The Venezuelan Red Cross on Tuesday announced the entry into the country of the first shipment of humanitarian aid, including electric generators that will be allocated to several hospitals with the aim of ensuring that those health centers have electricity amid the frequent power outages being experienced around the country.

The president of the Venezuelan Society of the Red Cross, Mario Villarroel, reported the arrival of the shipment "with great joy and responsibility" from the Maiquetia international airport near Caracas.

"At this time the first shipment of humanitarian aid from the Red Cross is entering Venezuela ... It includes medical supplies, electric (generators) and medicines that will be distributed to different hospitals in the country," he said.

Villarroel reiterated that the aid will be distributed according to the principles of "neutrality, impartiality and independence" that govern the organization and its work.

In addition, he thanked Venezuelan authorities for the cooperation they provided to ensure the arrival of the aid shipment and called on "everyone not to allow the politicization of this great achievement."

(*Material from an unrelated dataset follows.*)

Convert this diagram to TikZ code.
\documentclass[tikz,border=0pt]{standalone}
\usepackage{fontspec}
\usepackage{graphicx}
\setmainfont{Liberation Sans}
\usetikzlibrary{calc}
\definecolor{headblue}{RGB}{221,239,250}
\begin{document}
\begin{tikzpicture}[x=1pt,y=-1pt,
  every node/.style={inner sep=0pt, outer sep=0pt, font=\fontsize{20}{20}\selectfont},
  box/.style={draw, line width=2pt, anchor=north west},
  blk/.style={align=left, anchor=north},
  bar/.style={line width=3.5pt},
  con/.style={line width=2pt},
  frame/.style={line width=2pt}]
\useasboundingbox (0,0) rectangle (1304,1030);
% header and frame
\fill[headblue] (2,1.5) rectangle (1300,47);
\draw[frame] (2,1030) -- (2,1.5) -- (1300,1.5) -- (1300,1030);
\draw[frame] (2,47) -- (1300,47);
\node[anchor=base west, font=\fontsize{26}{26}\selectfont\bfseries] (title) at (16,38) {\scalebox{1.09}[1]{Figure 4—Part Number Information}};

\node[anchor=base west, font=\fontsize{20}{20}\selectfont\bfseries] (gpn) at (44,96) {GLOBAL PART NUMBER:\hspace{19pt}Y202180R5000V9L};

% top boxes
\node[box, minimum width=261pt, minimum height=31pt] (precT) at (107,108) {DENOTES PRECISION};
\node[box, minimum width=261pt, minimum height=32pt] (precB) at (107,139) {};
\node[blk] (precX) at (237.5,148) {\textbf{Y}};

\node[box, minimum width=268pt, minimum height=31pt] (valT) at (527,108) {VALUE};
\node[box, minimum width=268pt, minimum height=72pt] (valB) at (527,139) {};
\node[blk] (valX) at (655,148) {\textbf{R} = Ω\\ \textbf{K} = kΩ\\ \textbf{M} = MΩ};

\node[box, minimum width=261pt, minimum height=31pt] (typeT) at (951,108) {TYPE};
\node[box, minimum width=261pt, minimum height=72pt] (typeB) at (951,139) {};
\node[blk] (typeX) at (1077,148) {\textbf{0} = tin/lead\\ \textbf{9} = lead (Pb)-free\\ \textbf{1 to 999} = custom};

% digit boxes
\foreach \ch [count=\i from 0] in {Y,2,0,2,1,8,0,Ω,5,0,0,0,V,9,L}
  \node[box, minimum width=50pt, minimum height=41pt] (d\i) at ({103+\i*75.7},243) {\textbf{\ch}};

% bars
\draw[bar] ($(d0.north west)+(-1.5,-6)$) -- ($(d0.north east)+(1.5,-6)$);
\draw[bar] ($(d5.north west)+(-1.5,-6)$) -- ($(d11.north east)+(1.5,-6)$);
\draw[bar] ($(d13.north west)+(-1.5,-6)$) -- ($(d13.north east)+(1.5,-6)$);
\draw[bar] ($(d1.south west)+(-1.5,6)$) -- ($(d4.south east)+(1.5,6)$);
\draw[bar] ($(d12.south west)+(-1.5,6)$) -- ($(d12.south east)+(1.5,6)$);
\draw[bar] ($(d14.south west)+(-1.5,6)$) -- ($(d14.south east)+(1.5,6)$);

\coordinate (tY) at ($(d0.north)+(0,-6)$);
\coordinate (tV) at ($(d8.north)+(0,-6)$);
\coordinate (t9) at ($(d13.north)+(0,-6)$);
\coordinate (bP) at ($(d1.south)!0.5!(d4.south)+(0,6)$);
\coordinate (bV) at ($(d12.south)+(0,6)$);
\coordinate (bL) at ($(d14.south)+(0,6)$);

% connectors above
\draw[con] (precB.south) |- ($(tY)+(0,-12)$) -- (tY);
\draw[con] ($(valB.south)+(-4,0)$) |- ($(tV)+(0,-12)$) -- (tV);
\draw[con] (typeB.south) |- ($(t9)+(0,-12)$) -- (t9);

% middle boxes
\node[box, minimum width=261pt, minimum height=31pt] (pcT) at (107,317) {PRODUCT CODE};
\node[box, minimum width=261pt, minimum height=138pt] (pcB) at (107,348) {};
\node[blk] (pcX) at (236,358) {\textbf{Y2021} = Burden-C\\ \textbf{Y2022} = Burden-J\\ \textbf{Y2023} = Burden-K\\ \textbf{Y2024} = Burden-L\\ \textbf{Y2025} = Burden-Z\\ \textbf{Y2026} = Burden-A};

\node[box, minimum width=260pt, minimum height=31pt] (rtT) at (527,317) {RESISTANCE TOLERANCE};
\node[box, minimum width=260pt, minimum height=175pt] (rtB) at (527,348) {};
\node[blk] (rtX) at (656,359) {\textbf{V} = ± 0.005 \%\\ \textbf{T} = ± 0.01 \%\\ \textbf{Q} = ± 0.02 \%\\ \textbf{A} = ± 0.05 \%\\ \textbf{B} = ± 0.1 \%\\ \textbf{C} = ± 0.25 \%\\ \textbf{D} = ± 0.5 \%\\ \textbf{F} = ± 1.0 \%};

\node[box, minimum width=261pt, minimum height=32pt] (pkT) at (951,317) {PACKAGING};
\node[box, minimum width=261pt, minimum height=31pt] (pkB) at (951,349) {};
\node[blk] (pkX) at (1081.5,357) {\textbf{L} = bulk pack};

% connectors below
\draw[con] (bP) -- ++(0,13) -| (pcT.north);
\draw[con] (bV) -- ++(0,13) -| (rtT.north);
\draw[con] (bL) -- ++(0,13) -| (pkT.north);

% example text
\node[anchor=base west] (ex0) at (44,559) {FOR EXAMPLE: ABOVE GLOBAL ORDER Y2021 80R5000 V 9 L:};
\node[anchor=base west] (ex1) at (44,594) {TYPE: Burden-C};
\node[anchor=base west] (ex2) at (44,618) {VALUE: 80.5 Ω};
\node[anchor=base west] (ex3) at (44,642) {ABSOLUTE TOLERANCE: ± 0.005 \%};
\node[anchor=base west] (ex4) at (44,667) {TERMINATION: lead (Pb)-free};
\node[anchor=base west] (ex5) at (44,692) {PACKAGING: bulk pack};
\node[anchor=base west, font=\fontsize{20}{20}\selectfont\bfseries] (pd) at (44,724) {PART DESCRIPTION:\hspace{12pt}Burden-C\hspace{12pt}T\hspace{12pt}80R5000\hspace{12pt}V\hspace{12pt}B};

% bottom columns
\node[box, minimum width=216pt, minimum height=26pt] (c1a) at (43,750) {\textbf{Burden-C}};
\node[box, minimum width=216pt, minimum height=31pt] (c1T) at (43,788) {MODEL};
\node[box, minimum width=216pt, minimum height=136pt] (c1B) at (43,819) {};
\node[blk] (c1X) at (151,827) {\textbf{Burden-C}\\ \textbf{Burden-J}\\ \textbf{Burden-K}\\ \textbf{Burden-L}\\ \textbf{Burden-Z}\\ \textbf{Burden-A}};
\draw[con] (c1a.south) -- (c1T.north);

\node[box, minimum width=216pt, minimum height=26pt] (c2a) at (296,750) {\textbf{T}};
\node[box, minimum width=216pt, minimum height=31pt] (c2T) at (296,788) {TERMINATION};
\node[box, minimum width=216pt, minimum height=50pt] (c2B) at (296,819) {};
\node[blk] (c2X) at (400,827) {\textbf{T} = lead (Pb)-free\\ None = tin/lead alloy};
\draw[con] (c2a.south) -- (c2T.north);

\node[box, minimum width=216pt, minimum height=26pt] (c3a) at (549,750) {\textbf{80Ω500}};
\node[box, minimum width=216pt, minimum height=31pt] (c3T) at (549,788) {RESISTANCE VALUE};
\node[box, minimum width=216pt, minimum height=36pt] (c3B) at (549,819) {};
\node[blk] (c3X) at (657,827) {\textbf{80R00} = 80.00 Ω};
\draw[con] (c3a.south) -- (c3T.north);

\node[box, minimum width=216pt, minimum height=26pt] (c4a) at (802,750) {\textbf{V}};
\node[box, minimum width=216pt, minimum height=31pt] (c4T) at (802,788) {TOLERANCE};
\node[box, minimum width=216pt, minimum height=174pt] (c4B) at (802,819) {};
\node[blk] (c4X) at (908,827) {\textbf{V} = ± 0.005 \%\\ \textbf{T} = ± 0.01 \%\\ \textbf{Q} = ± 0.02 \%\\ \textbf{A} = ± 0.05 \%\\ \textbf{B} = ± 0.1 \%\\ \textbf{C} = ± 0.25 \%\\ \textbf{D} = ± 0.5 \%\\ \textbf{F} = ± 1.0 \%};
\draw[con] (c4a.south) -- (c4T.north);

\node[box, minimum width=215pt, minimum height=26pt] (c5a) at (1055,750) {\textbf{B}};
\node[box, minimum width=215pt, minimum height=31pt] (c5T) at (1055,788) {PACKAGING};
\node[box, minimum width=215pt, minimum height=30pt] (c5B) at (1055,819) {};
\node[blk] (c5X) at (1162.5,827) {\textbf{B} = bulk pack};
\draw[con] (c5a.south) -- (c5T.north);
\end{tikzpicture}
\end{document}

Venezuelan Health Minister Carlos Alvarado said that this first shipment of "humanitarian technical assistance" included 24 tons of supplies coming from Panama, including medication for dealing with emergencies, 14 electric generators and containers for storing water.

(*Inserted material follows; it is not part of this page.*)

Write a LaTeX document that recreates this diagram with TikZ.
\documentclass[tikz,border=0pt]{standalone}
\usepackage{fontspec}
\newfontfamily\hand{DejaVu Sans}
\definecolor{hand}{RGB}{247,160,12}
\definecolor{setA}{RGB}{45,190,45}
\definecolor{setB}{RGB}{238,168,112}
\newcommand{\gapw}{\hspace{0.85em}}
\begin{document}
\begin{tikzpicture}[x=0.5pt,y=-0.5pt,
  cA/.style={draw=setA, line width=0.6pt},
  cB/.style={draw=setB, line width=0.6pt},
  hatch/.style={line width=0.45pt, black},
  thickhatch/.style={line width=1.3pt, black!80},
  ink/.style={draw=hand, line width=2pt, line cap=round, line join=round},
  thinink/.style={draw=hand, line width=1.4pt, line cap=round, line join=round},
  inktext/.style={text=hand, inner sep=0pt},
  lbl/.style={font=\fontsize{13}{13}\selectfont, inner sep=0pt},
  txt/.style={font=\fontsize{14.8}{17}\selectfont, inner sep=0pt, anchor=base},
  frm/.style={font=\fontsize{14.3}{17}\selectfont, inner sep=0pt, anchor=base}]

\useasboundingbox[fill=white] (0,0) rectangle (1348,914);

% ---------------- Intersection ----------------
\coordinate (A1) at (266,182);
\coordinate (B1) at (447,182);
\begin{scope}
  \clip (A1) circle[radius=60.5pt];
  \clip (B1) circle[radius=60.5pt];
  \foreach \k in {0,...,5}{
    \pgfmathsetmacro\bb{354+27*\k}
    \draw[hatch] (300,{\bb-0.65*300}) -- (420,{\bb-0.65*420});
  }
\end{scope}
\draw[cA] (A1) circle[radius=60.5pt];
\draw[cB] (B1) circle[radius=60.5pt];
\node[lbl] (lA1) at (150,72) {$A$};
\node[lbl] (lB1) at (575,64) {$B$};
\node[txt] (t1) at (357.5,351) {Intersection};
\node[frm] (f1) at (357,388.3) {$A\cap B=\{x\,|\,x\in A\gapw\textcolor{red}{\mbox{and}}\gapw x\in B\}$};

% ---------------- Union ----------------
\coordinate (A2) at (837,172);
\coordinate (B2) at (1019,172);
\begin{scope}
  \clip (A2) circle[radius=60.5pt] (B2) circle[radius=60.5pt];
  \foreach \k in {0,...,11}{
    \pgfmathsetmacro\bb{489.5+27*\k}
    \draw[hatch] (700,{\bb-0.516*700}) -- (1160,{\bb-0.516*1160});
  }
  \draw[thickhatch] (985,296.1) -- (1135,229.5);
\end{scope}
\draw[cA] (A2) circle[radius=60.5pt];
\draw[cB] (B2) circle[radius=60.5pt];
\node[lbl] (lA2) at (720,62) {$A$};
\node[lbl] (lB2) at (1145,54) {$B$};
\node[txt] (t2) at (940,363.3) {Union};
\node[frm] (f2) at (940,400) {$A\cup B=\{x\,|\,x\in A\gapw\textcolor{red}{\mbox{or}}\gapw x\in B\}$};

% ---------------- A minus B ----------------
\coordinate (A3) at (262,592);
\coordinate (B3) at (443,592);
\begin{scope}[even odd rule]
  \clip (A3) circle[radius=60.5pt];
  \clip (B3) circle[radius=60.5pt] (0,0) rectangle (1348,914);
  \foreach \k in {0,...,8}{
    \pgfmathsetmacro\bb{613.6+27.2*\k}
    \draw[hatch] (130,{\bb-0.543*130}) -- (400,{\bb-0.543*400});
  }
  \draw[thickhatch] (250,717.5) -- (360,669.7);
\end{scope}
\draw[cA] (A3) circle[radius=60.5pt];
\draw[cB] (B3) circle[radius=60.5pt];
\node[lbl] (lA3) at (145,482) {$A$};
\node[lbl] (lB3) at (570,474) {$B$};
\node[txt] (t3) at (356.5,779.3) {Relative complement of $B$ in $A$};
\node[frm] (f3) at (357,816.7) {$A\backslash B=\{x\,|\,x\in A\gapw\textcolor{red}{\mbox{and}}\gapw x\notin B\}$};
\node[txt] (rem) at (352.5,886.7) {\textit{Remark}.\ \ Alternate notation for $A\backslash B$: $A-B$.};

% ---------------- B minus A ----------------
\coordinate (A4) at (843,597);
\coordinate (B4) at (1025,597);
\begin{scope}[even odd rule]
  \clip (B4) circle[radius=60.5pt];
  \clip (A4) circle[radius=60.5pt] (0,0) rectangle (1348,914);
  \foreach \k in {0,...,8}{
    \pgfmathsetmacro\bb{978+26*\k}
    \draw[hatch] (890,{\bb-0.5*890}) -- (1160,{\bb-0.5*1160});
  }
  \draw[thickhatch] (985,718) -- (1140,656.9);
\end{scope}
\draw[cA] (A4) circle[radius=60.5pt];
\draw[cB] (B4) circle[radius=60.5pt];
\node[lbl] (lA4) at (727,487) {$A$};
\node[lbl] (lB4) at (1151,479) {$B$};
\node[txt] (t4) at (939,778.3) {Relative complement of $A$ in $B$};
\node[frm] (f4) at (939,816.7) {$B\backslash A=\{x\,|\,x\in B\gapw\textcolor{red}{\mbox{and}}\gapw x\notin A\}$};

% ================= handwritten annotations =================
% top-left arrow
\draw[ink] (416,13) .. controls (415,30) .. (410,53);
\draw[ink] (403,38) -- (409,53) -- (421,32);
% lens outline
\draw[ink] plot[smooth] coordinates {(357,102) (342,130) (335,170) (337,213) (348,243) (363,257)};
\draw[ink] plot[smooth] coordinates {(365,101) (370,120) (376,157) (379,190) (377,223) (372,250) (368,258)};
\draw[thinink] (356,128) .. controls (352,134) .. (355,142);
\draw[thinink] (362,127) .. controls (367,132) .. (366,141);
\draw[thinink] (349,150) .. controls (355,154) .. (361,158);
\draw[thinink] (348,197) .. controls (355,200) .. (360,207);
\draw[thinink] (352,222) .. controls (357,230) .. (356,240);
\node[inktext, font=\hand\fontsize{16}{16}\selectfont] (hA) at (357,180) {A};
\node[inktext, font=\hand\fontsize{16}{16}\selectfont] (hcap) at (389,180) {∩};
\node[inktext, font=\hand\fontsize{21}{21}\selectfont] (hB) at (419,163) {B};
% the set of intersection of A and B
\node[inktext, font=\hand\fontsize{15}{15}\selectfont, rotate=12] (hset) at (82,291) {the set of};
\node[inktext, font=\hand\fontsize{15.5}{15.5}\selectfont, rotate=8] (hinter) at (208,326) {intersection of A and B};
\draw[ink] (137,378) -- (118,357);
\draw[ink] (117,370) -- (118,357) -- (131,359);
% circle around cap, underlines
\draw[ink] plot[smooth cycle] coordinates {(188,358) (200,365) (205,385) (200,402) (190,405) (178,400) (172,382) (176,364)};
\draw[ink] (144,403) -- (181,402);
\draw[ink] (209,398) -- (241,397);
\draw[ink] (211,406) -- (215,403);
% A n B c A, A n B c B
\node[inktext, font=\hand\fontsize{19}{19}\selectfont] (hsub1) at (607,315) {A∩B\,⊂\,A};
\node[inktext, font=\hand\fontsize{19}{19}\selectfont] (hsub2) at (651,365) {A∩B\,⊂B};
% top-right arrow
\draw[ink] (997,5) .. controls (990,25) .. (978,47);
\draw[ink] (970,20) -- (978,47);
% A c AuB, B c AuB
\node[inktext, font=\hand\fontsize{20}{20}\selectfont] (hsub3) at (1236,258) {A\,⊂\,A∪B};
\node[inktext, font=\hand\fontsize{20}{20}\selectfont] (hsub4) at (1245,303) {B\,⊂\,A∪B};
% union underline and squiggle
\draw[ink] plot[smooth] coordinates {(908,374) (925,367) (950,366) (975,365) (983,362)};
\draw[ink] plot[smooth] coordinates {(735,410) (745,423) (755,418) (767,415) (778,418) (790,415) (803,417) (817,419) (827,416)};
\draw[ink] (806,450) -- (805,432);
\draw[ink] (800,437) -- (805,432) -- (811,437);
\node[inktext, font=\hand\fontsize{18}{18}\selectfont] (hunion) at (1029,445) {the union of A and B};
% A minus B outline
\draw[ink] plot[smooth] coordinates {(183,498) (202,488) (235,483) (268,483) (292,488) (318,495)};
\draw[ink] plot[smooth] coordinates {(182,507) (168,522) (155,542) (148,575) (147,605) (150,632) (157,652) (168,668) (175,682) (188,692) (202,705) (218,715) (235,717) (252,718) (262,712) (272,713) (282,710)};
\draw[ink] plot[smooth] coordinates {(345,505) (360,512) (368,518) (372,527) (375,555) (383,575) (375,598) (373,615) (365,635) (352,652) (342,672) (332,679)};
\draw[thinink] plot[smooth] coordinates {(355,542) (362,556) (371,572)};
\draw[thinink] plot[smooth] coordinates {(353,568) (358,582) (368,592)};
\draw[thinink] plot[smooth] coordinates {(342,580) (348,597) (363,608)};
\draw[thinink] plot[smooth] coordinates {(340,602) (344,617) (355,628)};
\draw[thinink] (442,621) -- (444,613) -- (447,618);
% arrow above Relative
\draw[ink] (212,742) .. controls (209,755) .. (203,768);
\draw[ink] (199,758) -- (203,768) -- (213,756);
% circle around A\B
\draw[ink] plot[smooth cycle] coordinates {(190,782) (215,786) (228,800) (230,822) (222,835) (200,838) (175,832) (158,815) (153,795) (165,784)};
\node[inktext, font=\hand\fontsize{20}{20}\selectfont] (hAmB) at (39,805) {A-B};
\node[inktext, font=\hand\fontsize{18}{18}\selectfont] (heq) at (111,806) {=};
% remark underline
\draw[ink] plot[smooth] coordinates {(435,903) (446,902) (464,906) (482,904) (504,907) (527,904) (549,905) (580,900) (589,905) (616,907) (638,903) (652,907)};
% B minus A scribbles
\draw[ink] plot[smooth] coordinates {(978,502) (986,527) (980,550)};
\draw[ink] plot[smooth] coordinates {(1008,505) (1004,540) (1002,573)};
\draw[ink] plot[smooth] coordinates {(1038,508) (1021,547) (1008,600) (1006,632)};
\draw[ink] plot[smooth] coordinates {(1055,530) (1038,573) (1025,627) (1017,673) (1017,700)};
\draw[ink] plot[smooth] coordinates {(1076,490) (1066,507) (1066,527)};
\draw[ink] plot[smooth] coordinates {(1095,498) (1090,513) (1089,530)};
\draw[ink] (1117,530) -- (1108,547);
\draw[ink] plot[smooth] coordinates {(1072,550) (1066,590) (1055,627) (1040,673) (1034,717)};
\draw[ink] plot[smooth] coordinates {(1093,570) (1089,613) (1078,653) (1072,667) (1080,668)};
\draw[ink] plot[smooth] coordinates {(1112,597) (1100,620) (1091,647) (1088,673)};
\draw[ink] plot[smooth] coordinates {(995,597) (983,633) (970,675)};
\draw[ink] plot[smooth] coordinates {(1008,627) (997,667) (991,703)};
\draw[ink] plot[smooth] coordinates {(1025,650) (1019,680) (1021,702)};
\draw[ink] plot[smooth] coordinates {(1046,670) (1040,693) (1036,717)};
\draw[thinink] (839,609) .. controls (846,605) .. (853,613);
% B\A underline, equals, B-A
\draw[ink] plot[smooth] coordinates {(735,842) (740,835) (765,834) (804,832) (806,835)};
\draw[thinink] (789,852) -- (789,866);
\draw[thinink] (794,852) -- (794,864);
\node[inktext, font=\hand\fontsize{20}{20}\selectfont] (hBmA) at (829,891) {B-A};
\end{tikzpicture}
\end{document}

"A good portion of this material is going to be distributed to the eight hospitals and more than 30 outpatient clinics the Red Cross has in the country and half of it is going to be distributed within the public health system at a joint work station," he said at the airport.

Alvarado said that the humanitarian aid "is coming to make up for the blockade in acquiring medicines" that the government of Nicolas Maduro blames on countries like the United States, who have imposed sanctions on top Venezuelan officials.

"It's a shipment that's coming by agreement with the Bolivarian government, with the agreement and authorization of President Nicolas Maduro," he added.

The United Nations has said that seven million Venezuelans need humanitarian assistance, that is to say about one in every four citizens, according to the latest government estimate of the population.

The country has been going through a severe economic crisis that has resulted in a tremendous scarcity of food and medicine, a deterioration in public services, hyperinflation and instability in the electric grid.